Hardware provides constraints. If the model is deployed “on the edge” (e.g. on a Raspberry Pi or mobile phone) instead of a cloud instance, only a small subset of models can be used. High amounts of usage can be problematic. The requests to the face recognition API can swamp the compute capacity, if many streams of camera data simultaneously consume the API.

There will be speed constraints.  If model is required to generate real-time predictions, this restricts the size and type of models that can be used.


Overcoming Challenges:

Image Quality

Use a high quality and high resolution camera; install the camera in such a way to achieve the optimal angle, distance, and lighting.

Complicated Scenario

Set expectation on model’s limitation. Focus on narrower use cases that identify the highest value targets.

Data Size

More compute resource may be required. We will develop a better distributed model training algorithm to lighten the load on resources.

High Amount of Usage

Provision enough machine resources during model deployment.


Training Process:

First, data needs to be gathered into a bucket in object storage (e.g. AWS S3). Work on developing a training pipeline using a TensorFlow/PyTorch/Caffe framework. Then GPU resources need to be provisioned. Once the models are trained, model artifacts and metrics are persisted into an object storage.
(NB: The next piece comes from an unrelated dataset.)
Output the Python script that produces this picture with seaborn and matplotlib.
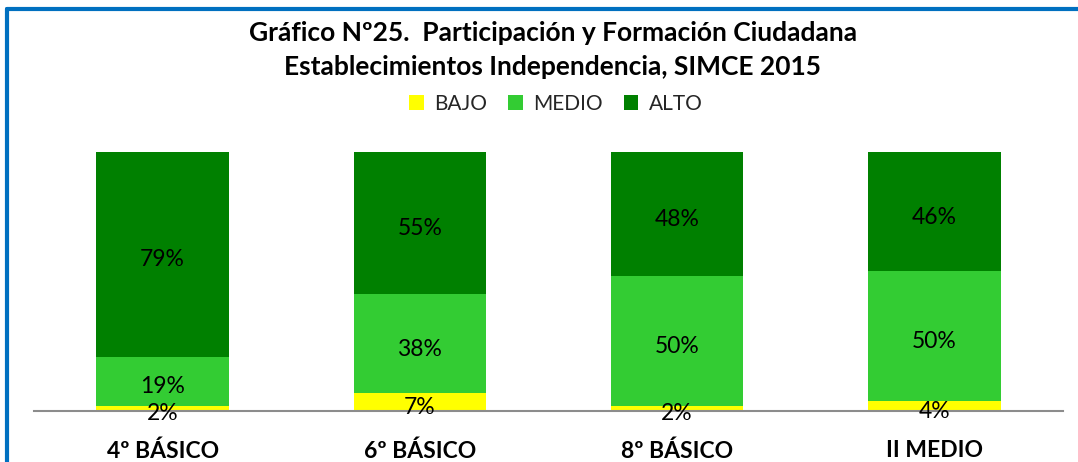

During model training, we recommend performing continuous hyperparameter tuning. The nobs to which we tune include and are not limited to:

    • Backbone architecture: VGG, ResNet, DenseNet, MobileNet, NASNet.
    • Learning rate scheduling.
    • Batch size.

Distributed training may be needed. If the number of images exceeds millions, distributed training on multiple GPU instances is often needed. We recommend Horovod (from Uber).

While 3D facial recognition is a viable solution, it’s not without challenges. It’s computationally expensive and current accuracy benchmarks may be too low for many applications. 2D object detection for face ID should be good enough to handle most use cases. The above provides an exploration of one approach of many. We encourage others to share theirs!